◆ Problem to solve: Pictures in the entries below are to be left out; otherwise, reproduce exactly the lines from the first through the line containing "import * as".

_ _ _

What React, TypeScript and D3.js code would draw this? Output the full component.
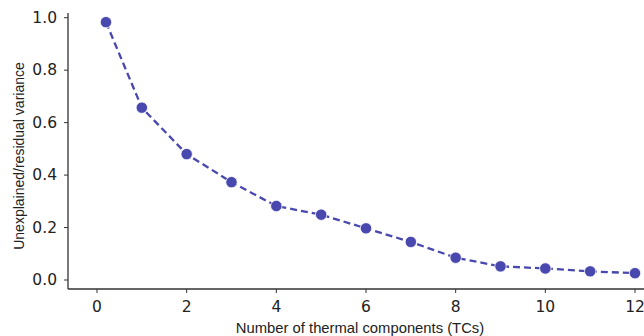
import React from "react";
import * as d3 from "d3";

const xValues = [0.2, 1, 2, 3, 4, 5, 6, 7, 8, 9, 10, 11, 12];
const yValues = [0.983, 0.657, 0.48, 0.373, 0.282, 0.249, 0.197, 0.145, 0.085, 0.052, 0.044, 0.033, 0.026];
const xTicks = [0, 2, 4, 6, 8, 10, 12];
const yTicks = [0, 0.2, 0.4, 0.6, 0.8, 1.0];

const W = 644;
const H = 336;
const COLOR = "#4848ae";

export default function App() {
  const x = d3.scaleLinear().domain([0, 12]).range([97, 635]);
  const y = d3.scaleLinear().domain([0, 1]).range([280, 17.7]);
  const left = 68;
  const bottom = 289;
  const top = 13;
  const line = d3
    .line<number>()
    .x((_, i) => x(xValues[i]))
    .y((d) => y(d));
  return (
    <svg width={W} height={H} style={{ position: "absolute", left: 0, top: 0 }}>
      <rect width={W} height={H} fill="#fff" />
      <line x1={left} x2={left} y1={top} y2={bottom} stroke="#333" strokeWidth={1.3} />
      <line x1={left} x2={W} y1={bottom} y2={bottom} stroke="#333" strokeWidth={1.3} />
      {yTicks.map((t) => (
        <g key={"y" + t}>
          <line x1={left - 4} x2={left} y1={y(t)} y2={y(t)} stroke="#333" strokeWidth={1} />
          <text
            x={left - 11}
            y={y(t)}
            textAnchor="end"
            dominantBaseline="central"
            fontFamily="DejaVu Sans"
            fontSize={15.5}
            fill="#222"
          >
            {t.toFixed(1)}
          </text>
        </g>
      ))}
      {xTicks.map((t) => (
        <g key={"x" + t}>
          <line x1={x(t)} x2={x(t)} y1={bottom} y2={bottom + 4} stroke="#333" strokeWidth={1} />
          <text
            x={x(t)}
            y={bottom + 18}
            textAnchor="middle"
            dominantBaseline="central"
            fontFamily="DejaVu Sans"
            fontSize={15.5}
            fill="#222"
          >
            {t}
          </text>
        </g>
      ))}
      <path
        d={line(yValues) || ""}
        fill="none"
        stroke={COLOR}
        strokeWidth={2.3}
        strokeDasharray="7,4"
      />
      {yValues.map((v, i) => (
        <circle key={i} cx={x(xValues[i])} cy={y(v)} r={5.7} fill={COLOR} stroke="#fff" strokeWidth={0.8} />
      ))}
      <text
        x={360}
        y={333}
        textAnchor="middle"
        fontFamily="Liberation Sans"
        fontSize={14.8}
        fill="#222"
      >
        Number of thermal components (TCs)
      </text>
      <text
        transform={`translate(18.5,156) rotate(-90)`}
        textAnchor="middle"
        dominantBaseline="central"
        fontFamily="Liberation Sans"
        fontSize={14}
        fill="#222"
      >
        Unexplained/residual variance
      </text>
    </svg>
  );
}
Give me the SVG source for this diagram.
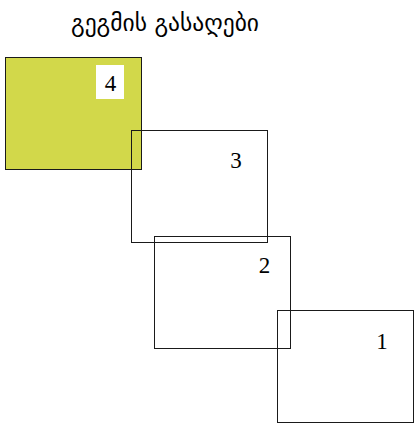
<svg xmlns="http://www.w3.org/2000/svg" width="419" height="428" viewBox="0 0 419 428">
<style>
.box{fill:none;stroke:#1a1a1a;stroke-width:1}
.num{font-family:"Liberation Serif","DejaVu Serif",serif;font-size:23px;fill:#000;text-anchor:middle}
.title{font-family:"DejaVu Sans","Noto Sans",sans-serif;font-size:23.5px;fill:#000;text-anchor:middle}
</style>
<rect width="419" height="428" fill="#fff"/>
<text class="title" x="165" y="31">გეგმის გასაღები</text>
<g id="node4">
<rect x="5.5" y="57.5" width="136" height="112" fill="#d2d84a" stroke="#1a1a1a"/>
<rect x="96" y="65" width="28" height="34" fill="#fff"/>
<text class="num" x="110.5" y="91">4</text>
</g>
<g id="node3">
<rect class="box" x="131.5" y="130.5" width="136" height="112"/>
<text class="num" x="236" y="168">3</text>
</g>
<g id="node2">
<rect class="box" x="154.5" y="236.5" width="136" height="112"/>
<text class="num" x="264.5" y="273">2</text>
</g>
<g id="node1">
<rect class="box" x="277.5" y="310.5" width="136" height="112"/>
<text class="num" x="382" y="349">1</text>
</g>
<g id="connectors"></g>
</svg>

_ _ _

◆ Result:
What React, TypeScript and D3.js code would draw this? Output the full component.
import React from "react";
import * as d3 from "d3";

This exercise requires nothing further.